14. In the absence of a notification under Rule 8B, any person intending to obtain licence or lease in respect of a 'specified minor mineral' has to make an application under Rule 9 occurring in Chapter III in pursuance of the notification issued under Rule 8B. It is only after the notification is published, the intending applicants get a right to file the application, subject to its terms and conditions, sub rule (3) of Rule 8A specifically declares that any application filed by a private person, before the lands is notified as available for grant or applications filed after the prescribed date in the notification expires, should not be entertained. Rule 8A(3) is extracted herein for ready reference :

'Rule 8-A: Availability of land belonging to the State Government to be notified for grant :

(1) No area belonging to the State Government :

(a) Which was previously held or is being held under quarrying lease; or

(b) the quarrying lease granted in respect of which has lapsed under Rule 6;

(c) in respect of which a notification has been issued under Sub-rule (3) of Rule 8;

(2)..........

(3) Any application for grant of quarrying lease in respect of areas whose availability for grant is required to be notified under Sub-rule (1) shall, if :

(a) no notification has been issued under that rule; or

(b) whether any such notification has been issued, the period specified in the notification has not expired;be deemed to be premature and shall not be entertained and the application fee thereon, if any paid, shall be refunded.'

If there are more applicants than one, all of them have to be considered together by the State Government on the recommendations of a committee constituted under Rule 11 consisting of the Secretaries of various Departments of the Government and the Director of Mines and Geology. Keeping in view the rule of priorities as per Rule 12, the State Government may grant a quarrying lease/license to any one of the applicants by executing a lease deed. The lease deed should contain the identifiable area for mining with reference to boundaries, survey numbers, etc.

15. Similar is the procedure to be followed in respect of quarrying licences or leases granted by tender cum auction under Rule 8B. A lease deed executed should also contain the identifiable area with reference to the boundaries and survey numbers.

Thus, by a reading of the extracted portion of Rule 3(2) and Rule 8A, it is clear that no mining rights in respect of the lands belonging to the State Government can be granted in any other manner other than what is stated in the Rules. The Mineral Concession Rules do not provide for granting alternative land on any grounds even where leases are executed by misrepresentation or for any other reason.

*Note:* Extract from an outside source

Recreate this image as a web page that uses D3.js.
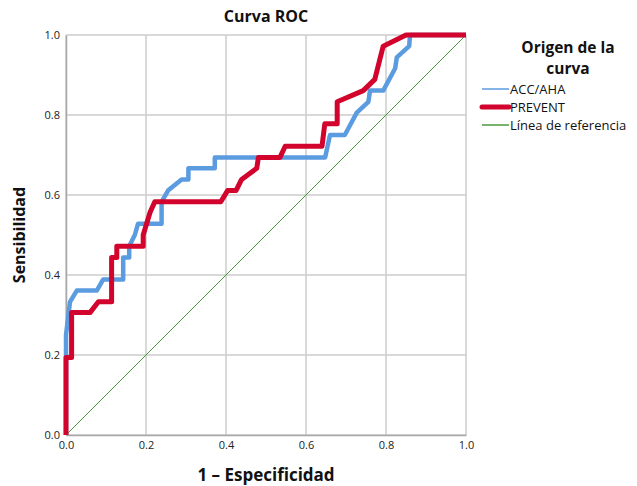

16. If the licencee or the lessee after the grant of the lease under Rule 8B finds that the representations made in the notifications by the State Government while inviting tenders was false or incorrect, the knowledge of which could not be ascertained even with due diligence and care, the remedy of such a person will be one that is available to an aggrieved party to a contract entered into under misrepresentation or mistake. This position of law has also been clearly recognized by this Court in the case of TIM TIM PEDDA GURUVAREDDY V. STATE OF KARNATAKA, 1998(6) KLJ 99 and the rules do not provide for grant of an alternative land to a victim of contract entered by misrepresentation. The concept of granting any alternative land in substitution of the land granted under lease or licence is also alien to the Rules and to the Law of Contracts. In the absence of specific provision for such a grant under the rules, the grant of alternative lands is impermissible and would amount to conferring a power on the authorities where no such power exists. The grant of the mining lease to the 3rd respondent vide annexure A is not supported by the Rules.

17. However, the reason stated by the defending respondents that annexure A i.e., the lease deed granting alternative land was executed as per the orders of this Court in WP 17802/1997 cannot be appreciated. A reading of the order of this Court in the said writ petition only indicates that in Sy. No. 40 of Gugalamari village on account of the concession shown by the State, the State was permitted after inspection and being satisfied about other conditions to grant any alternative land in Sy. No. 40 of Gugalamari village. That does not mean that the respondents were conferred power to grant lease on any alternative land other than Sy. No. 40. The argument therefore, has no merit.

18. In so far as the contention that the writ petitions have no locus standi to question the grant of the lease of the Government land in favour of the 3rd respondent is concerned, there is no merit. Every person has a right to make an application for the grant of a quarrying lease of a minor mineral whenever the State notifies any area as available for grant under Rule 8 and when once an application is filed, he has a right to have his application considered in accordance with the provisions of chapter III i.e., Rule 8, 11 etc., and equally he has a right to question any decision on his application if he is aggrieved by the same. In the facts of the present case as stated, the authorities first rejected the application on the ground that the land is gomal land. When the rejection was held improper and the authorities were asked to reconsider the application in accordance with the rules and even before the reconsideration of the application the authorities have granted the lease in respect of the very land on the ground of granting alternative land to 3rd respondent. In such a situation can it be said that the petitioner has no interest to question the grant of lease to 3rd respondent, the answer is, it cannot be. In other words petitioner has the locus standi to question grant of the lease in favour of the 3rd respondent before consideration of his application which was pending consideration, when the said decision is likely to affect the consideration of his application on merits; Sri Vijayshankar made a subsidiary argument during the hearing by producing a gazette notification, notifying the land under Rule 8 of the Rule and contended that the petitioner having not made any application in pursuance of the said notification, petitioner should be non-suited.

19. It is to be stated that the rejection of the petitioner's application is not on the said ground, but, on different grounds already stated above. It is also necessary to state that it is not the case of the 3rd respondent that he had made any application in pursuance of the said notification and the grant of lease under annexure A is a consequence of such an application.

20. In the light of the discussion made above, the impugned grant of lease under annexure A is quashed. So also the order at Annexure E rejecting the application of petitioner. The matter is remitted to the file of 1st and 2nd respondents to re hear and dispose of the application of the petitioner according to law.